While the TCA press tour remains a mystical wonderland of sublime celebs and artistically tinged commerce, it’s also a rabbit hole of perpetual uncertainty. So many shows. So many screens. So little reliable measurement. Six months after FX Networks chief John Landgraf warned of “too much TV,” the some 412 original scripted shows (and even more unscripted) are still out there fighting for attention—and it was clear during Winter TCA that consumers aren’t taking it all lying down as they demand more personalization and flexible viewing options.

And despite all the press around cord cutting and cord shaving, Showtime pres/CEO David Nevins said it’s really neither. “Today’s audiences are cord cobblers, individuals and households who creatively manage their content consumption with an assortment of subscriptions that work uniquely for their needs,” he said.
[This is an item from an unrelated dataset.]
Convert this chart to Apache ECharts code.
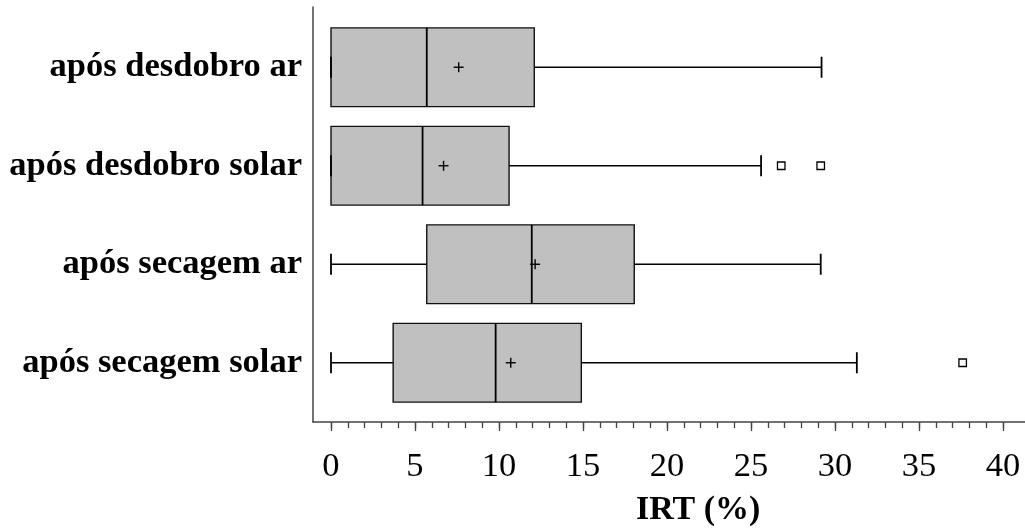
<!DOCTYPE html>
<html>
<head>
<meta charset="utf-8">
<title>IRT (%)</title>
<script src="https://cdn.jsdelivr.net/npm/echarts@6/dist/echarts.min.js"></script>
<style>
  html, body { margin: 0; padding: 0; background: #fff; }
  #chart { width: 1025px; height: 531px; }
</style>
</head>
<body>
<div id="chart"></div>
<script>
// Box-plot summary per treatment (IRT, %)
const categories = ['após desdobro ar', 'após desdobro solar', 'após secagem ar', 'após secagem solar'];
const whiskerLow  = [0, 0, 0, 0];
const q1          = [0, 0, 5.7, 3.7];
const median      = [5.7, 5.45, 11.95, 9.8];
const q3          = [12.1, 10.6, 18.05, 14.9];
const whiskerHigh = [29.2, 25.6, 29.15, 31.3];
const mean        = [7.6, 6.7, 12.15, 10.7];
// Outliers as [category index, value]
const outliers = [[1, 26.8], [1, 29.15], [3, 37.6]];

// Axis ticks
const majorTicks = [0, 5, 10, 15, 20, 25, 30, 35, 40];
const minorTicks = [];
for (let v = 0; v <= 40; v++) minorTicks.push(v);

// Visible axis range (the frame reaches a little past 0 and 40)
const X_MIN = -1.0714;
const X_MAX = 41.31;

const SERIF = "'Liberation Serif', 'Times New Roman', serif";
const AXIS_COLOR = '#444';

const boxData = categories.map((c, i) =>
  [i, whiskerLow[i], q1[i], median[i], q3[i], whiskerHigh[i], mean[i]]);
const outlierData = outliers.map(o => [o[1], o[0]]);

function renderBox(params, api) {
  const cat = api.value(0);
  const band = api.size([0, 1])[1];
  const boxH = band * 0.8;
  const capH = 21;
  const plus = 5;
  const pLow = api.coord([api.value(1), cat]);
  const pQ1 = api.coord([api.value(2), cat]);
  const pMed = api.coord([api.value(3), cat]);
  const pQ3 = api.coord([api.value(4), cat]);
  const pHigh = api.coord([api.value(5), cat]);
  const pMean = api.coord([api.value(6), cat]);
  const yc = pMed[1];
  const line = (x1, y1, x2, y2, w) => ({
    type: 'line',
    shape: { x1, y1, x2, y2 },
    style: { stroke: '#000', lineWidth: w }
  });
  return {
    type: 'group',
    children: [
      line(pLow[0], yc, pQ1[0], yc, 1.5),
      line(pQ3[0], yc, pHigh[0], yc, 1.5),
      {
        type: 'rect',
        shape: { x: pQ1[0], y: yc - boxH / 2, width: pQ3[0] - pQ1[0], height: boxH },
        style: { fill: '#c0c0c0', stroke: '#111', lineWidth: 1.4 }
      },
      line(pMed[0], yc - boxH / 2, pMed[0], yc + boxH / 2, 1.8),
      line(pLow[0], yc - capH / 2, pLow[0], yc + capH / 2, 1.8),
      line(pHigh[0], yc - capH / 2, pHigh[0], yc + capH / 2, 1.8),
      line(pMean[0] - plus, pMean[1], pMean[0] + plus, pMean[1], 1.4),
      line(pMean[0], pMean[1] - plus, pMean[0], pMean[1] + plus, 1.4)
    ]
  };
}

const chart = echarts.init(document.getElementById('chart'), null, { renderer: 'canvas' });
chart.setOption({
  animation: false,
  backgroundColor: '#fff',
  title: {
    text: 'IRT (%)',
    left: 636,
    top: 493,
    padding: 0,
    textStyle: { fontFamily: SERIF, fontWeight: 'bold', fontSize: 34, color: '#000' }
  },
  grid: [
    { left: 313, right: 0, top: 7, bottom: 109 },
    { left: 313, right: 0, top: 18, bottom: 119 }
  ],
  xAxis: [
    {
      gridIndex: 0, type: 'value', position: 'bottom', min: X_MIN, max: X_MAX,
      axisLine: { show: true, onZero: false, lineStyle: { color: AXIS_COLOR, width: 1.5 } },
      axisTick: { show: true, customValues: majorTicks, length: 9, lineStyle: { color: AXIS_COLOR, width: 1.3 } },
      axisLabel: {
        customValues: majorTicks, margin: 27,
        fontFamily: SERIF, fontSize: 34.5, color: '#000',
        formatter: v => String(v)
      },
      splitLine: { show: false }
    },
    {
      gridIndex: 0, type: 'value', position: 'bottom', offset: 0, min: X_MIN, max: X_MAX,
      axisLine: { show: false, onZero: false },
      axisTick: { show: true, customValues: minorTicks, length: 6, lineStyle: { color: AXIS_COLOR, width: 1.3 } },
      axisLabel: { show: false },
      splitLine: { show: false }
    },
    {
      gridIndex: 1, type: 'value', min: X_MIN, max: X_MAX, show: false,
      splitLine: { show: false }
    }
  ],
  yAxis: [
    {
      gridIndex: 0, type: 'value', min: 0, max: 1,
      axisLine: { show: true, onZero: false, lineStyle: { color: AXIS_COLOR, width: 1.5 } },
      axisTick: { show: false }, axisLabel: { show: false }, splitLine: { show: false }
    },
    {
      gridIndex: 1, type: 'category', data: categories, inverse: true,
      axisLine: { show: false }, axisTick: { show: false },
      axisLabel: { margin: 11, fontFamily: SERIF, fontWeight: 'bold', fontSize: 34.5, color: '#000' },
      splitLine: { show: false }
    }
  ],
  series: [
    {
      type: 'custom',
      xAxisIndex: 2, yAxisIndex: 1,
      renderItem: renderBox,
      encode: { x: [1, 2, 3, 4, 5, 6], y: 0 },
      data: boxData
    },
    {
      type: 'scatter',
      xAxisIndex: 2, yAxisIndex: 1,
      symbol: 'rect', symbolSize: 7.5,
      itemStyle: { color: '#fff', borderColor: '#000', borderWidth: 1.3, opacity: 1 },
      data: outlierData
    }
  ]
});
</script>
</body>
</html>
To be sure, such behavior continues to challenge traditional live metrics, which seem less useful than ever in a world so fragmented and time-shifted. After all, NBC Ent chmn Robert Greenblatt noted that digital viewing for NBC content was up 50% to a whopping 6bln views in 2016.

And NBCU pres, research and media development Alan Wurtzel made an especially impassioned case for looking beyond the Nielsen numbers, going as far as to name multiplatform measuring products from Symphony Advanced Media, TiVo and Rentrak/Comscore as “viable alternatives” to Nielsen, and noting that ratings can “more than double” when measured across devices within 7 days of original linear air date. “So the point is that there are changes that are taking place, but they’re hardly… existential,” he said. And in a little jab at Netflix, Wurtzel even outed the results of a Symphony cross-check of Netflix’s shows. Averaging viewership over a 35 day period for the 18-49 demo, he pegged “Jessica Jones” at 4.8mln viewers, “Master of None” at 3mln and “Narcos” at 3.2mln—all respectable ratings but paling in comparison to TV mega-hits like CBS’ “The Big Bang Theory” or AMC’s “The Walking Dead.”
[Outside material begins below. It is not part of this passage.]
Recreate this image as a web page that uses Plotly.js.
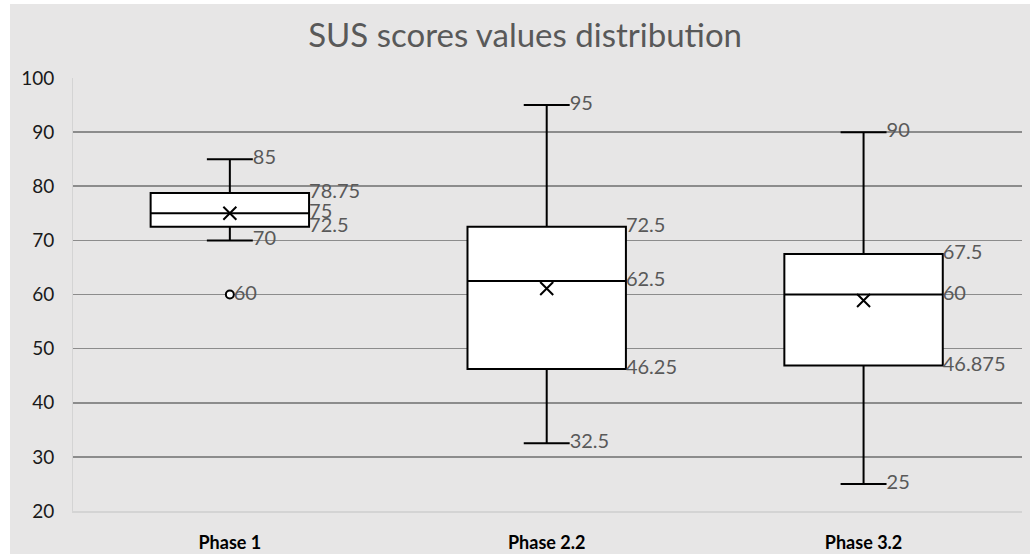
<!DOCTYPE html>
<html>
<head>
<meta charset="utf-8">
<script src="https://cdn.plot.ly/plotly-3.0.1.min.js"></script>
<style>
  html, body { margin: 0; padding: 0; background: #ffffff; width: 1030px; height: 554px; overflow: hidden; }
  #chart { position: absolute; left: 10px; top: 4px; width: 1020px; height: 550px; }
</style>
</head>
<body>
<div id="chart"></div>
<script>
// ---- data ----
const categories = ['Phase 1', 'Phase 2.2', 'Phase 3.2'];
const lowerWhisker = [70, 32.5, 25];
const q1Values = [72.5, 46.25, 46.875];
const medianValues = [75, 62.5, 60];
const q3Values = [78.75, 72.5, 67.5];
const upperWhisker = [85, 95, 90];
const meanValues = [75, 61.1, 58.9];
const outlierCategory = [0];
const outlierValues = [60];
const yTicks = [20, 30, 40, 50, 60, 70, 80, 90, 100];

// ---- style ----
const BOX_W = 0.5;
const CAP_W = 0.29;
const labelColor = '#595959';
const labelFont = { family: 'Lato, "Open Sans", sans-serif', size: 20, color: labelColor };
const pos = categories.map((c, i) => i);

const traces = [];

traces.push({
  type: 'box',
  x: pos,
  q1: q1Values,
  median: medianValues,
  q3: q3Values,
  lowerfence: lowerWhisker,
  upperfence: upperWhisker,
  width: BOX_W,
  whiskerwidth: CAP_W,
  boxpoints: false,
  fillcolor: '#ffffff',
  line: { color: '#000000', width: 2 },
  hoverinfo: 'skip',
  showlegend: false
});

// mean markers
traces.push({
  type: 'scatter', mode: 'markers',
  x: pos, y: meanValues,
  marker: { symbol: 'x-thin-open', size: 13, color: '#000', line: { color: '#000', width: 2 } },
  hoverinfo: 'skip', showlegend: false
});

// outliers
traces.push({
  type: 'scatter', mode: 'markers',
  x: outlierCategory, y: outlierValues,
  marker: { symbol: 'circle', size: 8, color: '#ffffff', line: { color: '#000', width: 2 } },
  hoverinfo: 'skip', showlegend: false
});

// quartile labels (at right edge of box)
const qx = [], qy = [], qt = [];
pos.forEach((p, i) => {
  [q3Values[i], medianValues[i], q1Values[i]].forEach(v => { qx.push(p + BOX_W / 2); qy.push(v); qt.push(String(v)); });
});
traces.push({
  type: 'scatter', mode: 'text', x: qx, y: qy, text: qt,
  textposition: 'middle right', textfont: labelFont, cliponaxis: false,
  hoverinfo: 'skip', showlegend: false
});

// whisker labels (at right end of cap)
const wx = [], wy = [], wt = [];
pos.forEach((p, i) => {
  [upperWhisker[i], lowerWhisker[i]].forEach(v => { wx.push(p + BOX_W * CAP_W / 2); wy.push(v); wt.push(String(v)); });
});
traces.push({
  type: 'scatter', mode: 'text', x: wx, y: wy, text: wt,
  textposition: 'middle right', textfont: labelFont, cliponaxis: false,
  hoverinfo: 'skip', showlegend: false
});

// outlier labels
traces.push({
  type: 'scatter', mode: 'text',
  x: outlierCategory.map(c => c + 0.012), y: outlierValues, text: outlierValues.map(String),
  textposition: 'middle right', textfont: labelFont, cliponaxis: false,
  hoverinfo: 'skip', showlegend: false
});

const layout = {
  width: 1020, height: 550,
  paper_bgcolor: '#e7e6e6',
  plot_bgcolor: '#e7e6e6',
  margin: { l: 63, r: 8, t: 74, b: 43, pad: 0 },
  showlegend: false,
  title: {
    text: 'SUS scores values distribution',
    font: { family: 'Lato, "Open Sans", sans-serif', size: 33, color: '#595959' },
    xref: 'container', x: 0.505, xanchor: 'center',
    yref: 'container', y: 1 - 31 / 550, yanchor: 'middle'
  },
  xaxis: {
    range: [-0.495, 2.5],
    tickmode: 'array', tickvals: pos, ticktext: categories,
    tickfont: { family: 'Lato, "Open Sans", sans-serif', size: 18, color: '#000000', weight: 'bold' },
    showgrid: false, zeroline: false,
    showline: true, linecolor: '#d4d4d4', linewidth: 2,
    ticks: '', ticklabelstandoff: 14,
    fixedrange: true
  },
  yaxis: {
    range: [20, 100],
    tickmode: 'array', tickvals: yTicks, ticktext: yTicks.map(String),
    tickfont: { family: 'Lato, "Open Sans", sans-serif', size: 19, color: '#1a1a1a' },
    showgrid: true, gridcolor: '#8c8c8c', gridwidth: 1.6,
    zeroline: false,
    showline: true, linecolor: '#d4d4d4', linewidth: 1,
    ticks: '', ticklabelstandoff: 14,
    fixedrange: true
  }
};

Plotly.newPlot('chart', traces, layout, { displayModeBar: false, staticPlot: true });
</script>
</body>
</html>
On Sunday, Netflix content chief Ted Sarandos served up a dose of snark in response: “So there’s a couple of mysteries at play for me. One is why would NBC use their lunch slot with you guys to talk about our ratings? Maybe because it’s more fun than talking about NBC ratings.” Sarandos argued that for Netflix “ratings have no specific impact on the business. Now, if we were spending a lot of money on shows that people weren’t watching, they would quit because, unlike every other presenter you’ve seen here this week and last week, you can cancel Netflix with one click. Try calling try reaching your cable company and getting rid of a channel you are not watching.”

During an earlier exec session, Landgraf joked that Netflix sometimes treats ratings as if it’s a matter of national security when such numbers feel “more like stuff that should be public and where everybody should be on the same playing field, and I’m sure it will be at some point.” Ratings or not, Landgraf said the volume of original shows remains daunting for both consumers trying to find time to watch and nets trying to make them all profitable. “So my point is that something has got to give eventually in that regard,” he said. “But I’m not foreseeing a collapse… There’s still going to be a lot of TV for the foreseeable future.”

The larger question may be how viewers will consume it. “This year’s going to be about choice and people putting together the bundle that makes sense for them,” said Nevins. “In most cases, it’s going to end up being through the traditional distributors, maybe with some add ons. But we feel like a lot of these trends favor our business model.”